## [Records provided]
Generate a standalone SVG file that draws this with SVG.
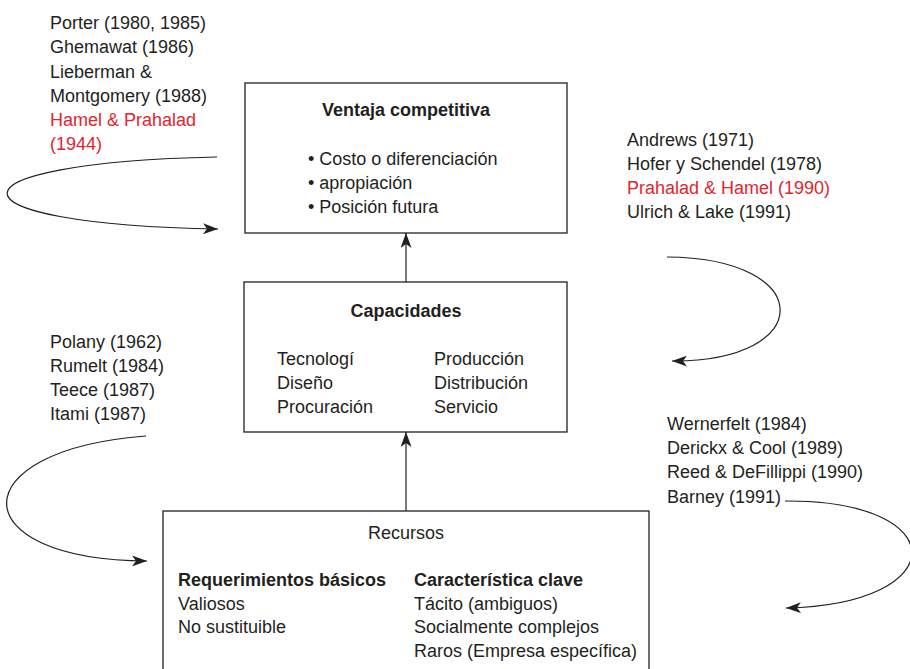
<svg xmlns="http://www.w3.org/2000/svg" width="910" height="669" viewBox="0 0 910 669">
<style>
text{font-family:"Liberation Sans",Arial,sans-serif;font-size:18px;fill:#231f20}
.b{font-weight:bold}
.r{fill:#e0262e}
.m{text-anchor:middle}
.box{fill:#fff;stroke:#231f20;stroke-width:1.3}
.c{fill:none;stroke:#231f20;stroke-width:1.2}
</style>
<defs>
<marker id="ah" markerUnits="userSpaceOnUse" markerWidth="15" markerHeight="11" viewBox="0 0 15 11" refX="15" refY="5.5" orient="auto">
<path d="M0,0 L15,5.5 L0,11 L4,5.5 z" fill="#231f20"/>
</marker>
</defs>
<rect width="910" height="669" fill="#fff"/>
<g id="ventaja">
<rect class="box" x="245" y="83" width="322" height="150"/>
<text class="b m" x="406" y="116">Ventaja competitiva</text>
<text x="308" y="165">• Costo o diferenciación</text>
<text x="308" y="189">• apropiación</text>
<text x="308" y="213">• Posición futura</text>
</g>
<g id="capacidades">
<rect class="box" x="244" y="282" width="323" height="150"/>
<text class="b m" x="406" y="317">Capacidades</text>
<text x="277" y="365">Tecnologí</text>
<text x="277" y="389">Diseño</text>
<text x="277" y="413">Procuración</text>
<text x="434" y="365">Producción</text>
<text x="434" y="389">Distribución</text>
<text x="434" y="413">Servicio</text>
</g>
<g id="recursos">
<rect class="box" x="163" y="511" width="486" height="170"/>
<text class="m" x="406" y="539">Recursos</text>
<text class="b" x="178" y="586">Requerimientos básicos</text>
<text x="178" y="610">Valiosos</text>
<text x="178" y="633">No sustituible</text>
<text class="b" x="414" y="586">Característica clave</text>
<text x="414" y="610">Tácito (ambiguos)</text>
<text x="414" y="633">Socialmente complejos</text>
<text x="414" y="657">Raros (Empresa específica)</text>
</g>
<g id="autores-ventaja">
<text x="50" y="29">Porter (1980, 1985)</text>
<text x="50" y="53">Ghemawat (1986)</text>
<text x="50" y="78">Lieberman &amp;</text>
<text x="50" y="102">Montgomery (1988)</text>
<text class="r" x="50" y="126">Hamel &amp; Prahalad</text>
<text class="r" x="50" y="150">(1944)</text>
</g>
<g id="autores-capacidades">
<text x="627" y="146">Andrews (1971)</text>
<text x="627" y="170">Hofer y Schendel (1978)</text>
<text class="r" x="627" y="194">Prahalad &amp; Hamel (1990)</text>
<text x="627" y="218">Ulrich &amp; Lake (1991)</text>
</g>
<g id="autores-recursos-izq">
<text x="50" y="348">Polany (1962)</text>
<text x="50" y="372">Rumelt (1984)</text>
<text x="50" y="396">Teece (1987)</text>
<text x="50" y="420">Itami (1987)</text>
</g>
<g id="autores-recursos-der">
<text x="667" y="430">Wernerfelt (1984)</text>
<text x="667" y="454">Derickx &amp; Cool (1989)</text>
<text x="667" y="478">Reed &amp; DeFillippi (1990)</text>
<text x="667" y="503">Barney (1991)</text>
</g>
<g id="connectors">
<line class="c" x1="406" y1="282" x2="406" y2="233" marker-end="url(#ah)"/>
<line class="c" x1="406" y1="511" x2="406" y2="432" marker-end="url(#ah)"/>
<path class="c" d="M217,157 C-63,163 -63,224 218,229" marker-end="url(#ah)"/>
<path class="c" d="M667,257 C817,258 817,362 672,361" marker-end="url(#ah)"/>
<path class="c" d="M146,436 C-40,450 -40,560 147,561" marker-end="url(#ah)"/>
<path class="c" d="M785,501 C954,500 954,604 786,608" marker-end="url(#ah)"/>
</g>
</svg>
--
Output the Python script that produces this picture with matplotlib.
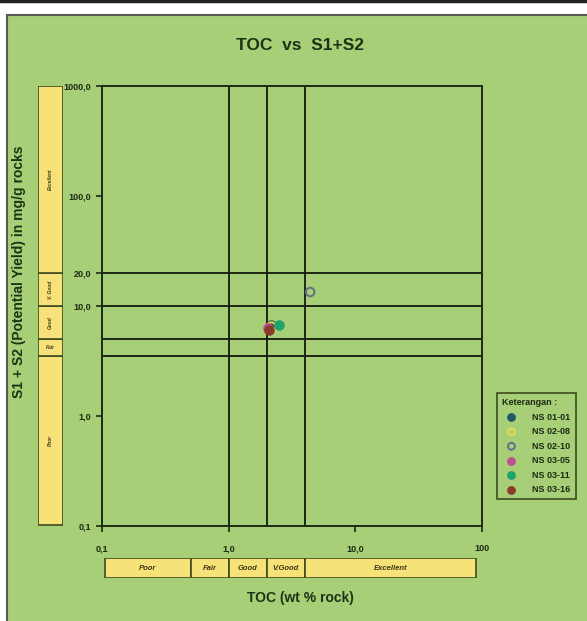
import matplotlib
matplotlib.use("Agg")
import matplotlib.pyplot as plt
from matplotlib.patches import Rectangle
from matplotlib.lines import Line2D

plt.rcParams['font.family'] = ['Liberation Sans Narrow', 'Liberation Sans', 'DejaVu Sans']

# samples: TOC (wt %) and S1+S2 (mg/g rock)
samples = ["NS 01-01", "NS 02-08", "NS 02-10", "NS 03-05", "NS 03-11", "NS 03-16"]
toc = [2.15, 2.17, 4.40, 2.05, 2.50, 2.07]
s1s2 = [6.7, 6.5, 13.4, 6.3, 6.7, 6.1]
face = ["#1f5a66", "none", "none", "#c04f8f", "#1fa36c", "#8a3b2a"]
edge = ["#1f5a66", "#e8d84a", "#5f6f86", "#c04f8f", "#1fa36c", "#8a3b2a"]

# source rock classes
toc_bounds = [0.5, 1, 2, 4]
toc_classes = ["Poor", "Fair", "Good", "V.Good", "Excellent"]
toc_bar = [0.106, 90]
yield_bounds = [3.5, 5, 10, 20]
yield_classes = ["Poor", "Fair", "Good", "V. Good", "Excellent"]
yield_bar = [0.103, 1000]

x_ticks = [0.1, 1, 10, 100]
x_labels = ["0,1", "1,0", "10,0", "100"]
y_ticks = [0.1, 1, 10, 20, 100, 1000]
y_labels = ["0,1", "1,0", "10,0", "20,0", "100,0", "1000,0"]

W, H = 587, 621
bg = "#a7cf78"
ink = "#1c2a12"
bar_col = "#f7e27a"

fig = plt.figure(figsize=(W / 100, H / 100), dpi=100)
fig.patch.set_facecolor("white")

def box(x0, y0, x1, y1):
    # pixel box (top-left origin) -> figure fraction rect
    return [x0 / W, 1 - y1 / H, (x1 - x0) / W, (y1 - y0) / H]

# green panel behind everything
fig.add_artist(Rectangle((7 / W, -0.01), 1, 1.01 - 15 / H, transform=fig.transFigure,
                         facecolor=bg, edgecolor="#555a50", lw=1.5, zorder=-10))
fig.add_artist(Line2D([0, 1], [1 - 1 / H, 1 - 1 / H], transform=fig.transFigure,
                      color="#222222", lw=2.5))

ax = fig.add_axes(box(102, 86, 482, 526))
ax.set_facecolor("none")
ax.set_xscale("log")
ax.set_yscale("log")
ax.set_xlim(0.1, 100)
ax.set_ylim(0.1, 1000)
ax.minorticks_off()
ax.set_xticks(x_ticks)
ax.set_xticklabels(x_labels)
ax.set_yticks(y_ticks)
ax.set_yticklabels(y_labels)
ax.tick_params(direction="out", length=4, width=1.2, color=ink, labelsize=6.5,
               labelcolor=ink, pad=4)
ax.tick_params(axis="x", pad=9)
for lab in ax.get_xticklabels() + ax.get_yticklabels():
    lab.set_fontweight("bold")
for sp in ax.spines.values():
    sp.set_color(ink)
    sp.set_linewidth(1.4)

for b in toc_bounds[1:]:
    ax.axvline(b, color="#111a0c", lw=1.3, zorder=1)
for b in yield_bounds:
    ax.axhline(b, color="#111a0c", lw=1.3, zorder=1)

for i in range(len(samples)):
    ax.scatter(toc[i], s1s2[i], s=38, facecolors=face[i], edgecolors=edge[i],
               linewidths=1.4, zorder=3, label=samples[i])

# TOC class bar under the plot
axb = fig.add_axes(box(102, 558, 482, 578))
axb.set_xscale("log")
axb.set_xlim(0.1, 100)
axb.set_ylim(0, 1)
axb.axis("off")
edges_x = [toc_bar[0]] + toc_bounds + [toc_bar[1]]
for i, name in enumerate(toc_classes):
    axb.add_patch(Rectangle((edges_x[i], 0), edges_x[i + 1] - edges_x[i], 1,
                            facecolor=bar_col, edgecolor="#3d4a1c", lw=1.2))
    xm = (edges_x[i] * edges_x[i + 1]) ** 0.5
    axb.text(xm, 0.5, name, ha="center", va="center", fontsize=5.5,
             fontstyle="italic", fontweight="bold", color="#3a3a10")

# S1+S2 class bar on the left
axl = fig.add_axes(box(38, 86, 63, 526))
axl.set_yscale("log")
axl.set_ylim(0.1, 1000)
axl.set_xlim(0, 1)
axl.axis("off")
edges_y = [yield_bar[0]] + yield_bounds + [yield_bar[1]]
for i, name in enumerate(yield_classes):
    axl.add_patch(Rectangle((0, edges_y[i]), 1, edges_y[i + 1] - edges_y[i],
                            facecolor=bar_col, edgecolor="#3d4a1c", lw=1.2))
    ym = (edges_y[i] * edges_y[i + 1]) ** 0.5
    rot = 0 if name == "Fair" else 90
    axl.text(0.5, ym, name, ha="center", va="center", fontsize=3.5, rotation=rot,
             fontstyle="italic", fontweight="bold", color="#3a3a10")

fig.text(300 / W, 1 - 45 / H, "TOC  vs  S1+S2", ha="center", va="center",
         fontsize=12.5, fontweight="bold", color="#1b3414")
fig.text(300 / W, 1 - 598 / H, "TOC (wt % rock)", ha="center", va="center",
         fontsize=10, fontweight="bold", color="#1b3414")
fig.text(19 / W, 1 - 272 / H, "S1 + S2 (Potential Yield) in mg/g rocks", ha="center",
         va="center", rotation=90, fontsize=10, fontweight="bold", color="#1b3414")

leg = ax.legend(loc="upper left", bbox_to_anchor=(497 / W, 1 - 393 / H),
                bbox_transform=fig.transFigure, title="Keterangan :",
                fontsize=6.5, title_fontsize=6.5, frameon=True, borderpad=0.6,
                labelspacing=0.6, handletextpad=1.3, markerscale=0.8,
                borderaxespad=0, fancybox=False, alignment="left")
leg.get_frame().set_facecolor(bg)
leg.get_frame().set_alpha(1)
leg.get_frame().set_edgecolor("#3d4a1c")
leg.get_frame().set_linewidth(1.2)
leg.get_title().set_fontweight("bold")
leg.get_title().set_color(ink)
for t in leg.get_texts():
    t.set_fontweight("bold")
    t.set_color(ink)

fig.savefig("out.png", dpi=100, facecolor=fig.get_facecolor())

## [Short exercise]
Reproduce the data above exactly, but only the lines from the one showing "Output the Python" through the one showing "plt.rcParams['font.family'] = ['Liberation", with both ends kept and the pictures left out.

## [Output below]
Output the Python script that produces this picture with matplotlib.
import matplotlib
matplotlib.use("Agg")
import matplotlib.pyplot as plt
from matplotlib.patches import Rectangle
from matplotlib.lines import Line2D

plt.rcParams['font.family'] = ['Liberation Sans Narrow', 'Liberation Sans', 'DejaVu Sans']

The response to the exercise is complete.